You may also run mmlsdisk to display the current configuration and state of the disks in a file system. Example 7-35 shows the output of the mmlsdisk command

Example 7-35: mmlsdisk command

[root@storage001 root]# mmlsdisk gpfs0 disk driver sector failure holds holds name type size group metadata data status availability ------------ -------- ------ ------- -------- ----- ------------- ------------ gpfs1nsd nsd 512 1 yes yes ready up gpfs2nsd nsd 512 1 yes yes ready up gpfs3nsd nsd 512 1 yes yes ready up [root@storage001 root]#

After creating the file system, GPFS will add a new file system in /etc/fstab, as show in Example 7-36 on page 219.

Example 7-36: /etc/fstab file

[root@storage001 root]# less /etc/fstab ... /dev/gpfs0 /gpfs gpfs dev=/dev/gpfs0,autostart 0 0 ... [root@storage001 root]#

Mount GPFS file system

The newly created GPFS file system will not automatically be mounted when you just installed GPFS cluster. To mount GPFS file system in all nodes after creating GPFS cluster, go to the management node and run:

# dsh -av mount /gpfs

Unless you use the -A no parameter with the mmcrfs command, your GPFS file system will be mounted automatically every time you start GPFS.

Note

When trying to mount the GPFS file system in our ITSO lab environment using the mount /dev/gpfs / gpfs command, we received several kernel error messages. It may have been caused by the fact that the system does not know the file system type GPFS uses (GPFS file system).

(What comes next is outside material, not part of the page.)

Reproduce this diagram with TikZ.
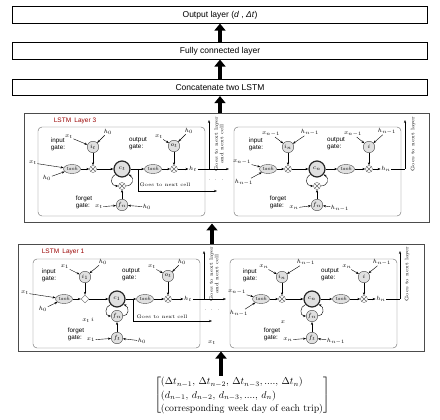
\documentclass[tikz,border=0pt]{standalone}
\usepackage{fontspec}
\setsansfont{Liberation Sans}
\usetikzlibrary{arrows.meta,shapes.geometric}

\begin{document}
\begin{tikzpicture}[x=1pt,y=-1pt,
    topbox/.style={draw, line width=0.7pt, minimum width=415pt, minimum height=16.5pt, inner sep=0, font=\sffamily\fontsize{8.5}{10}\selectfont},
    layerbox/.style={draw=black!70, line width=1pt, inner sep=0},
    title/.style={text=red!60!black, font=\sffamily\fontsize{6.5}{7}\selectfont, inner sep=0},
    cellbox/.style={draw=black!60, rounded corners=4pt, minimum width=167pt, minimum height=89pt, inner sep=0},
    lbl/.style={font=\sffamily\fontsize{6.3}{6.8}\selectfont, align=left, inner sep=0},
    var/.style={font=\fontsize{6.5}{7}\selectfont, inner sep=0.5pt},
    gatec/.style={circle, draw=black!70, fill=black!12, minimum size=11.5pt, inner sep=0, font=\fontsize{6.5}{7}\selectfont},
    cellc/.style={circle, draw=black!85, line width=1.2pt, fill=black!12, minimum size=16pt, inner sep=0, font=\fontsize{6.5}{7}\selectfont},
    act/.style={ellipse, draw=black!70, fill=black!12, minimum width=17pt, minimum height=9pt, inner sep=0, font=\itshape\fontsize{5}{6}\selectfont},
    mult/.style={circle, draw=black!60, minimum size=7pt, inner sep=0, path picture={\draw[black!60] (path picture bounding box.north west) -- (path picture bounding box.south east) (path picture bounding box.north east) -- (path picture bounding box.south west);}},
    multd/.style={diamond, draw=black!60, minimum size=8pt, inner sep=0},
    note/.style={font=\fontsize{5}{5.5}\selectfont, inner sep=0},
    sarrow/.style={-{Stealth[length=3pt,width=2.2pt]}, line width=0.4pt},
    fat/.style={line width=3.5pt, -{Triangle[width=11pt,length=7pt]}}]
    \useasboundingbox (0,0) rectangle (440,420);

    % top layers
    \node[topbox] (outl) at (220,15) {Output layer (\textit{d} , \textit{Δt})};
    \node[topbox] (fcl) at (220,51) {Fully connected layer};
    \node[topbox] (concat) at (220,87.5) {Concatenate two LSTM};
    \draw[fat] (fcl.north) -- (outl.south);
    \draw[fat] (concat.north) -- (fcl.south);

    % LSTM layer 3
    \node[layerbox, minimum width=405pt, minimum height=109pt] (l3) at (226.5,168.5) {};
    \node[title] (l3t) at (75,121) {LSTM\enspace Layer 3};
    \draw[fat] (l3.north -| concat.south) -- (concat.south);

    \begin{scope}[shift={(38,127)}]
        \node[cellbox] (tl) at (83.5,44.5) {};
        \node[lbl] (tl-inl) at (20,17) {input\\gate:};
        \node[lbl] (tl-outl) at (100,17) {output\\gate:};
        \node[lbl] (tl-fl) at (46,75) {forget\\gate:};
        \node[var] (tl-ix) at (31,10) {$x_t$};
        \node[var] (tl-ih) at (70,5) {$h_0$};
        \node[gatec] (tl-i) at (55,20) {$i_t$};
        \node[var] (tl-ox) at (121,10) {$x_t$};
        \node[var] (tl-oh) at (151,4) {$h_0$};
        \node[gatec] (tl-o) at (136,19) {$o_t$};
        \node[var] (tl-x) at (-5,36) {$x_t$};
        \node[var] (tl-h) at (9,51) {$h_0$};
        \node[act] (tl-t1) at (34,42) {tanh};
        \node[mult] (tl-m1) at (55,42) {};
        \node[cellc] (tl-c) at (84,42) {$c_t$};
        \node[act] (tl-t2) at (115,42) {tanh};
        \node[mult] (tl-m2) at (136,42) {};
        \node[var] (tl-ht) at (155,42) {$h_t$};
        \node[mult] (tl-m3) at (84,59) {};
        \node[gatec] (tl-f) at (84,78) {$f_n$};
        \node[var] (tl-fx) at (61,80) {$x_t$};
        \node[var] (tl-fh) at (109,80) {$h_0$};
        \node[note] (tl-nc) at (127,58) {Goes to next cell};
        \node[note, rotate=90, align=center] (tl-nl) at (181,17) {Goes to next layer\\and next cell};
        \node[note] (tl-dots) at (178,53) {.\ \ .\ \ .};
        \coordinate (tl-br) at (100,42);
        \coordinate (tl-ne) at (179,64);
        \coordinate (tl-up) at (171,42);
        \coordinate (tl-top) at (171,-7);
        \coordinate (tl-hn) at (191,42);

        \draw[sarrow] (tl-ix) -- (tl-i);
        \draw[sarrow] (tl-ih) -- (tl-i);
        \draw[sarrow] (tl-i) -- (tl-m1);
        \draw[sarrow] (tl-x) -- (tl-t1);
        \draw[sarrow] (tl-h) -- (tl-t1);
        \draw[sarrow] (tl-t1) -- (tl-m1);
        \draw[sarrow] (tl-m1) -- (tl-c);
        \draw[sarrow] (tl-c) -- (tl-t2);
        \draw[sarrow] (tl-t2) -- (tl-m2);
        \draw[sarrow] (tl-ox) -- (tl-o);
        \draw[sarrow] (tl-oh) -- (tl-o);
        \draw[sarrow] (tl-o) -- (tl-m2);
        \draw[sarrow] (tl-m2) -- (tl-ht);
        \draw[sarrow] (tl-fx) -- (tl-f);
        \draw[sarrow] (tl-fh) -- (tl-f);
        \draw[sarrow] (tl-f) -- (tl-m3);
        \draw[sarrow] (tl-c.220) to[out=210,in=180,looseness=1.6] (tl-m3.west);
        \draw[sarrow] (tl-m3.east) to[out=0,in=-30,looseness=1.6] (tl-c.-40);
        \draw[sarrow] (tl-br) |- (tl-ne);
        \draw (tl-ht) -- (tl-up);
        \draw[sarrow] (tl-up) -- (tl-top);
        \draw[sarrow] (tl-up) -- (tl-hn);
    \end{scope}

    \begin{scope}[shift={(234,127)}]
        \node[cellbox] (tr) at (83.5,44.5) {};
        \node[lbl] (tr-inl) at (22,17) {input\\gate:};
        \node[lbl] (tr-outl) at (102,17) {output\\gate:};
        \node[lbl] (tr-fl) at (44,75) {forget\\gate:};
        \node[var] (tr-ix) at (37,7) {$x_{n-1}$};
        \node[var] (tr-ih) at (76,5) {$h_{n-1}$};
        \node[gatec] (tr-i) at (54,20) {$i_n$};
        \node[var] (tr-ox) at (119,7) {$x_{n-1}$};
        \node[var] (tr-oh) at (153,4) {$h_{n-1}$};
        \node[gatec] (tr-o) at (135,20) {$i$};
        \node[var] (tr-x) at (8,35) {$x_{n-1}$};
        \node[var] (tr-h) at (10,55) {$h_{n-1}$};
        \node[act] (tr-t1) at (34,42) {tanh};
        \node[mult] (tr-m1) at (54,42) {};
        \node[cellc] (tr-c) at (83,42) {$c_n$};
        \node[act] (tr-t2) at (112,42) {tanh};
        \node[mult] (tr-m2) at (135,42) {};
        \node[var] (tr-ht) at (152,42) {$h_n$};
        \node[mult] (tr-m3) at (83,59) {};
        \node[gatec] (tr-f) at (83,78) {$f_n$};
        \node[var] (tr-fx) at (60,81) {$x_n$};
        \node[var] (tr-fh) at (106,81) {$h_{n-1}$};
        \node[note, rotate=90] (tr-nl) at (179,17) {Goes to next layer};
        \coordinate (tr-up) at (171,42);
        \coordinate (tr-top) at (171,-7);

        \draw[sarrow] (tr-ix) -- (tr-i);
        \draw[sarrow] (tr-ih) -- (tr-i);
        \draw[sarrow] (tr-i) -- (tr-m1);
        \draw[sarrow] (tr-x) -- (tr-t1);
        \draw[sarrow] (tr-h) -- (tr-t1);
        \draw[sarrow] (tr-t1) -- (tr-m1);
        \draw[sarrow] (tr-m1) -- (tr-c);
        \draw[sarrow] (tr-c) -- (tr-t2);
        \draw[sarrow] (tr-t2) -- (tr-m2);
        \draw[sarrow] (tr-ox) -- (tr-o);
        \draw[sarrow] (tr-oh) -- (tr-o);
        \draw[sarrow] (tr-o) -- (tr-m2);
        \draw[sarrow] (tr-m2) -- (tr-ht);
        \draw[sarrow] (tr-fx) -- (tr-f);
        \draw[sarrow] (tr-fh) -- (tr-f);
        \draw[sarrow] (tr-f) -- (tr-m3);
        \draw[sarrow] (tr-c.220) to[out=210,in=180,looseness=1.6] (tr-m3.west);
        \draw[sarrow] (tr-m3.east) to[out=0,in=-30,looseness=1.6] (tr-c.-40);
        \draw (tr-ht) -- (tr-up);
        \draw[sarrow] (tr-up) -- (tr-top);
    \end{scope}

    % LSTM layer 1
    \node[layerbox, minimum width=406pt, minimum height=107pt] (l1) at (221,297.5) {};
    \node[title] (l1t) at (63,252) {LSTM\enspace Layer 1};
    \draw[fat] ([xshift=-14.5pt]l3.south |- l1.north) -- ([xshift=-14.5pt]l3.south);

    \begin{scope}[shift={(33,259)}]
        \node[cellbox] (bl) at (83.5,44.5) {};
        \node[lbl] (bl-inl) at (16,16) {input\\gate:};
        \node[lbl] (bl-outl) at (98,16) {output\\gate:};
        \node[lbl] (bl-fl) at (43,75) {forget\\gate:};
        \node[var] (bl-ix) at (32,8) {$x_1$};
        \node[var] (bl-ih) at (70,3) {$h_0$};
        \node[gatec] (bl-i) at (52,18) {$i_1$};
        \node[var] (bl-ox) at (119,8) {$x_t$};
        \node[var] (bl-oh) at (149,3) {$h_0$};
        \node[gatec] (bl-o) at (135,17) {$o_t$};
        \node[var] (bl-x) at (-8,34) {$x_t$};
        \node[var] (bl-h) at (10,50) {$h_0$};
        \node[act] (bl-t1) at (31,40) {tanh};
        \node[multd] (bl-m1) at (52,40) {};
        \node[cellc] (bl-c) at (84,40) {$c_1$};
        \node[act] (bl-t2) at (112,40) {tanh};
        \node[mult] (bl-m2) at (135,40) {};
        \node[var] (bl-ht) at (155,40) {$h_t$};
        \node[gatec] (bl-m3) at (84,57) {$f_n$};
        \node[gatec] (bl-f) at (84,79) {$f_t$};
        \node[var] (bl-fx) at (58,81) {$x_1$};
        \node[var] (bl-fh) at (109,82) {$h_0$};
        \node[var] (bl-s1) at (55,61) {$x_t\,i$};
        \node[var] (bl-s2) at (179,84) {$x_t$};
        \node[note] (bl-nc) at (129,58) {Goes to next cell};
        \node[note, rotate=90, align=center] (bl-nl) at (181,15) {Goes to next layer\\and next cell};
        \node[note] (bl-dots) at (179,51) {.\ \ .\ \ .};
        \coordinate (bl-br) at (100,40);
        \coordinate (bl-ne) at (179,62);
        \coordinate (bl-up) at (171,40);
        \coordinate (bl-top) at (171,-8);
        \coordinate (bl-hn) at (193,40);

        \draw[sarrow] (bl-ix) -- (bl-i);
        \draw[sarrow] (bl-ih) -- (bl-i);
        \draw[sarrow] (bl-i) -- (bl-m1);
        \draw[sarrow] (bl-x) -- (bl-t1);
        \draw[sarrow] (bl-h) -- (bl-t1);
        \draw[sarrow] (bl-t1) -- (bl-m1);
        \draw[sarrow] (bl-m1) -- (bl-c);
        \draw[sarrow] (bl-c) -- (bl-t2);
        \draw[sarrow] (bl-t2) -- (bl-m2);
        \draw[sarrow] (bl-ox) -- (bl-o);
        \draw[sarrow] (bl-oh) -- (bl-o);
        \draw[sarrow] (bl-o) -- (bl-m2);
        \draw[sarrow] (bl-m2) -- (bl-ht);
        \draw[sarrow] (bl-fx) -- (bl-f);
        \draw[sarrow] (bl-fh) -- (bl-f);
        \draw[sarrow] (bl-f) -- (bl-m3);
        \draw[sarrow] (bl-c.220) to[out=200,in=180,looseness=1.4] (bl-m3.west);
        \draw[sarrow] (bl-m3.east) to[out=0,in=-20,looseness=1.4] (bl-c.-40);
        \draw[sarrow] (bl-br) |- (bl-ne);
        \draw (bl-ht) -- (bl-up);
        \draw[sarrow] (bl-up) -- (bl-top);
        \draw[sarrow] (bl-up) -- (bl-hn);
    \end{scope}

    \begin{scope}[shift={(230,259)}]
        \node[cellbox] (br) at (83.5,44.5) {};
        \node[lbl] (br-inl) at (20,16) {input\\gate:};
        \node[lbl] (br-outl) at (100,16) {output\\gate:};
        \node[lbl] (br-fl) at (42,75) {forget\\gate:};
        \node[var] (br-ix) at (34,8) {$x_n$};
        \node[var] (br-ih) at (76,3) {$h_{n-1}$};
        \node[gatec] (br-i) at (52,18) {$i_n$};
        \node[var] (br-ox) at (117,8) {$x_n$};
        \node[var] (br-oh) at (152,3) {$h_{n-1}$};
        \node[gatec] (br-o) at (134,18) {$i$};
        \node[var] (br-x) at (7,33) {$x_{n-1}$};
        \node[var] (br-h) at (9,54) {$h_{n-1}$};
        \node[act] (br-t1) at (31,40) {tanh};
        \node[mult] (br-m1) at (52,40) {};
        \node[cellc] (br-c) at (82,40) {$c_n$};
        \node[act] (br-t2) at (111,40) {tanh};
        \node[mult] (br-m2) at (134,40) {};
        \node[var] (br-ht) at (151,40) {$h_n$};
        \node[gatec] (br-m3) at (82,57) {$f_n$};
        \node[gatec] (br-f) at (82,79) {$f_t$};
        \node[var] (br-fx) at (58,81) {$x_n$};
        \node[var] (br-fh) at (106,82) {$h_{n-1}$};
        \node[var] (br-s1) at (53,63) {$x$};
        \node[note, rotate=90] (br-nl) at (177,15) {Goes to next layer};
        \coordinate (br-up) at (170,40);
        \coordinate (br-top) at (170,-8);

        \draw[sarrow] (br-ix) -- (br-i);
        \draw[sarrow] (br-ih) -- (br-i);
        \draw[sarrow] (br-i) -- (br-m1);
        \draw[sarrow] (br-x) -- (br-t1);
        \draw[sarrow] (br-h) -- (br-t1);
        \draw[sarrow] (br-t1) -- (br-m1);
        \draw[sarrow] (br-m1) -- (br-c);
        \draw[sarrow] (br-c) -- (br-t2);
        \draw[sarrow] (br-t2) -- (br-m2);
        \draw[sarrow] (br-ox) -- (br-o);
        \draw[sarrow] (br-oh) -- (br-o);
        \draw[sarrow] (br-o) -- (br-m2);
        \draw[sarrow] (br-m2) -- (br-ht);
        \draw[sarrow] (br-fx) -- (br-f);
        \draw[sarrow] (br-fh) -- (br-f);
        \draw[sarrow] (br-f) -- (br-m3);
        \draw[sarrow] (br-c.220) to[out=200,in=180,looseness=1.4] (br-m3.west);
        \draw[sarrow] (br-m3.east) to[out=0,in=-20,looseness=1.4] (br-c.-40);
        \draw (br-ht) -- (br-up);
        \draw[sarrow] (br-up) -- (br-top);
    \end{scope}

    % input sequence
    \node[inner sep=0, font=\fontsize{9.8}{12}\selectfont] (inp) at (242,395.5) {\renewcommand{\arraystretch}{1.1}$\left[\begin{array}{@{}l@{}}
        (\Delta t_{n-1},\, \Delta t_{n-2},\, \Delta t_{n-3},....,\, \Delta t_n)\\
        (d_{n-1},\, d_{n-2},\, d_{n-3},....,\, d_n)\\
        \mbox{(corresponding week day of each trip)}
    \end{array}\right]$};
    \draw[fat] (inp.north -| l1.south) -- (l1.south);
\end{tikzpicture}
\end{document}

7.8.2 GPFS nodeset with direct attached disks

The creation of the disks in an environment with direct attached disks is quite similar to the steps described for the environment with NSD servers in 7.8.1, "GPFS nodeset with NSD network attached servers" on page 213. The differences relate to how the disks will be accessed.

Defining disks

In this case, the disks will not be attached to one server only, but all disks will have a direct connection to all of the nodes through the Fibre Channel switch. Therefore, there will be no need to specify primary or secondary servers for any of the disks, and the disk description file will have the second, third, and fifth fields specified in a different way.

The primary and secondary servers fields must be left null, and the last field must indicate that there is no common point of failure with any other disk in the nodeset. This can be done by specifying a failure group of -1, as in Example 7-37 on page 220.

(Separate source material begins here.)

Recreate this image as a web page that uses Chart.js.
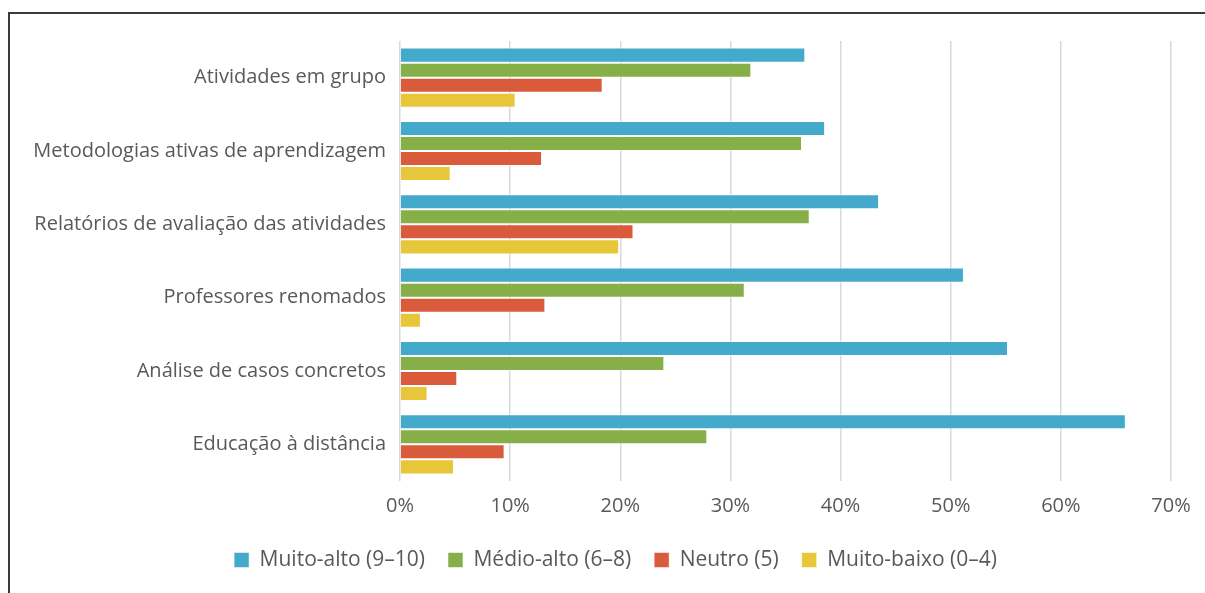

Example 7-37: Failure group of -1

[root@storage /tmp]# cat disk_def /dev/sda:::dataAndMetadata:-1 /dev/sdb:::dataAndMetadata:-1 /dev/sdc:::dataAndMetadata:-1 /dev/sdd:::dataAndMetadata:-1 /dev/sde:::dataAndMetadata:-1 [root@storage /tmp]#

After defining the disks you can verify them using the mmlsnsd command. This option shows all the disks for all the nodes, as in Example 7-38.

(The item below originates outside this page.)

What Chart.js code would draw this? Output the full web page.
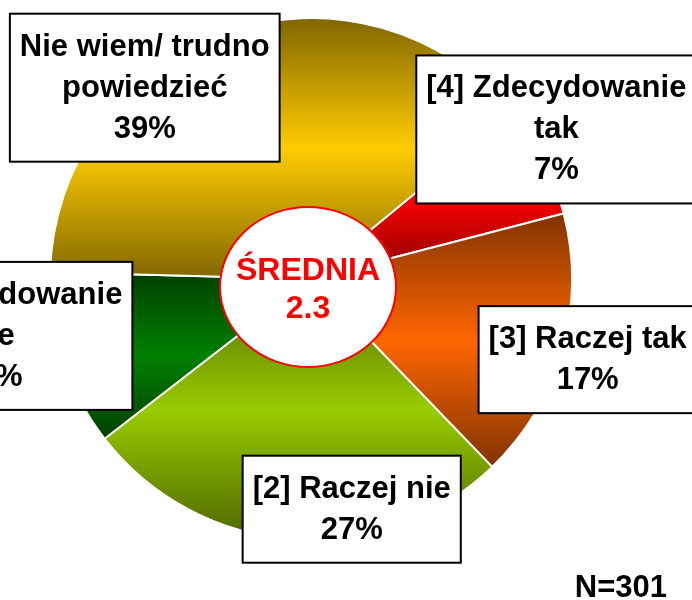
<!DOCTYPE html>
<html lang="pl">
<head>
<meta charset="utf-8">
<title>Średnia</title>
<script src="https://cdn.jsdelivr.net/npm/chart.js@4.4.1/dist/chart.umd.min.js"></script>
<style>
  html, body { margin: 0; padding: 0; background: #fff; }
  #wrap { width: 692px; height: 600px; }
</style>
</head>
<body>
<div id="wrap"><canvas id="pie" width="692" height="600"></canvas></div>
<script>
// answers, clockwise from the red slice
const categories = [
  ['[4] Zdecydowanie', 'tak'],
  ['[3] Raczej tak'],
  ['[2] Raczej nie'],
  ['[1] Zdecydowanie', 'nie'],
  ['Nie wiem/ trudno', 'powiedzieć']
];
const percents = [7, 17, 27, 11, 39];
const sampleSize = 301;
const mean = 2.3;

// each slice: bright in the middle, darker at its top and bottom
const brightColors = ['#ff0000', '#ff6600', '#99cc00', '#008000', '#ffcc00'];
const darkColors = ['#800000', '#803300', '#4d6600', '#004000', '#806600'];

// label box centres, in pie radii from the centre
const boxOffsets = [[0.94, -0.573], [1.06, 0.309], [0.156, 0.882], [-1.221, 0.218], [-0.637, -0.733]];

const ROTATION = 50.5;
const FONT = '"Liberation Sans", Arial, sans-serif';
const LINE_H = 41;

function pieGeometry(chart) {
  const a = chart.chartArea;
  const w = a.right - a.left, h = a.bottom - a.top;
  return { cx: (a.left + a.right) / 2, cy: (a.top + a.bottom) / 2, r: Math.min(w, h) / 2 - 1 };
}

function sliceAngles(i) {
  const total = percents.reduce((s, v) => s + v, 0);
  let start = ROTATION;
  for (let k = 0; k < i; k++) start += percents[k] / total * 360;
  return [start, start + percents[i] / total * 360];
}

function sliceGradient(context) {
  const chart = context.chart;
  const i = context.dataIndex;
  if (!chart.chartArea) return brightColors[i];
  const g = pieGeometry(chart);
  const [a0, a1] = sliceAngles(i);
  const yAt = deg => g.cy - g.r * Math.cos(deg * Math.PI / 180);
  const ys = [g.cy, yAt(a0), yAt(a1)];
  for (let k = Math.ceil(a0 / 180); k * 180 <= a1; k++) ys.push(yAt(k * 180));
  const top = Math.min(...ys), bottom = Math.max(...ys);
  const grad = chart.ctx.createLinearGradient(0, top, 0, bottom);
  grad.addColorStop(0, darkColors[i]);
  grad.addColorStop(0.5, brightColors[i]);
  grad.addColorStop(1, darkColors[i]);
  return grad;
}

const labelsPlugin = {
  id: 'labelBoxes',
  afterDatasetsDraw(chart) {
    const ctx = chart.ctx;
    const g = pieGeometry(chart);
    ctx.save();
    ctx.font = 'bold 31px ' + FONT;
    ctx.textAlign = 'center';
    ctx.textBaseline = 'alphabetic';

    categories.forEach((cat, i) => {
      const lines = cat.concat([percents[i] + '%']);
      const textW = Math.max(...lines.map(t => ctx.measureText(t).width));
      const bw = textW + 20;
      const bh = lines.length * LINE_H + 25;
      const bx = g.cx + boxOffsets[i][0] * g.r;
      const by = g.cy + boxOffsets[i][1] * g.r;
      const left = bx - bw / 2, top = by - bh / 2;
      ctx.fillStyle = '#ffffff';
      ctx.fillRect(left, top, bw, bh);
      ctx.strokeStyle = '#000000';
      ctx.lineWidth = 2;
      ctx.strokeRect(left, top, bw, bh);
      ctx.fillStyle = '#000000';
      lines.forEach((t, j) => ctx.fillText(t, bx, top + 42 + j * LINE_H));
    });

    // mean in the middle
    const ex = g.cx - 3, ey = g.cy + 8;
    ctx.beginPath();
    ctx.ellipse(ex, ey, 88, 80, 0, 0, Math.PI * 2);
    ctx.fillStyle = '#ffffff';
    ctx.fill();
    ctx.strokeStyle = '#ff0000';
    ctx.lineWidth = 2;
    ctx.stroke();
    ctx.font = 'bold 32px ' + FONT;
    ctx.fillStyle = '#ff0000';
    ctx.fillText('ŚREDNIA', ex, ey - 7);
    ctx.fillText(mean.toFixed(1), ex, ey + 31);

    ctx.font = 'bold 31px ' + FONT;
    ctx.fillStyle = '#000000';
    ctx.textAlign = 'right';
    ctx.fillText('N=' + sampleSize, 667, 597);
    ctx.restore();
  }
};

new Chart('pie', {
  type: 'pie',
  data: {
    labels: categories,
    datasets: [{
      data: percents,
      backgroundColor: sliceGradient,
      borderColor: '#ffffff',
      borderWidth: 2
    }]
  },
  options: {
    responsive: false,
    animation: false,
    rotation: ROTATION,
    layout: { padding: { left: 49, top: 17, right: 119, bottom: 59 } },
    plugins: {
      legend: { display: false },
      tooltip: { enabled: false }
    }
  },
  plugins: [labelsPlugin]
});
</script>
</body>
</html>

Example 7-38: mmlsnsd command

[root@node1 /root]# mmlsnsd -M NSD name PVID Device Node name Remarks --------------------------------------------------------------------------------------- gpfs1nsd C0A800E93BE1DAF6 /dev/sda node1 directly attached gpfs1nsd C0A800E93BE1DAF6 /dev/sdb node2 directly attached gpfs1nsd C0A800E93BE1DAF6 /dev/sdb node3 directly attached gpfs2nsd C0A800E93BE1DAF7 /dev/sdb node1 directly attached gpfs2nsd C0A800E93BE1DAF7 /dev/sdc node2 directly attached gpfs2nsd C0A800E93BE1DAF7 /dev/sdc node3 directly attached gpfs3nsd C0A800E93BE1DAF8 /dev/sdc node1 directly attached gpfs3nsd C0A800E93BE1DAF8 /dev/sdd node2 directly attached gpfs3nsd C0A800E93BE1DAF8 /dev/sdd node3 directly attached gpfs4nsd C0A800E93BFA7D86 /dev/sdd node1 directly attached gpfs4nsd C0A800E93BFA7D86 /dev/sde node2 directly attached gpfs4nsd C0A800E93BFA7D86 /dev/sde node3 directly attached gpfs5nsd C0A800E93BFA7D87 /dev/sde node1 directly attached gpfs5nsd C0A800E93BFA7D87 /dev/sdf node2 directly attached gpfs5nsd C0A800E93BFA7D87 /dev/sdf node3 directly attached [root@node1 /root]#

It is very important to note that it is not mandatory for the servers to have the same disk structure or amount of internal disks. The names of the disks can be different for each server. For example, in Example 7-38, you can verify that the first disk, with disk ID C0A800E93BE1DAF6, is named /dev/sda for node1, while in node2 its name is /dev/sdb.

GPFS refers to the disks using the disk ID, so you do not have to worry about the /dev/ names for the disks being different among the GPFS nodes.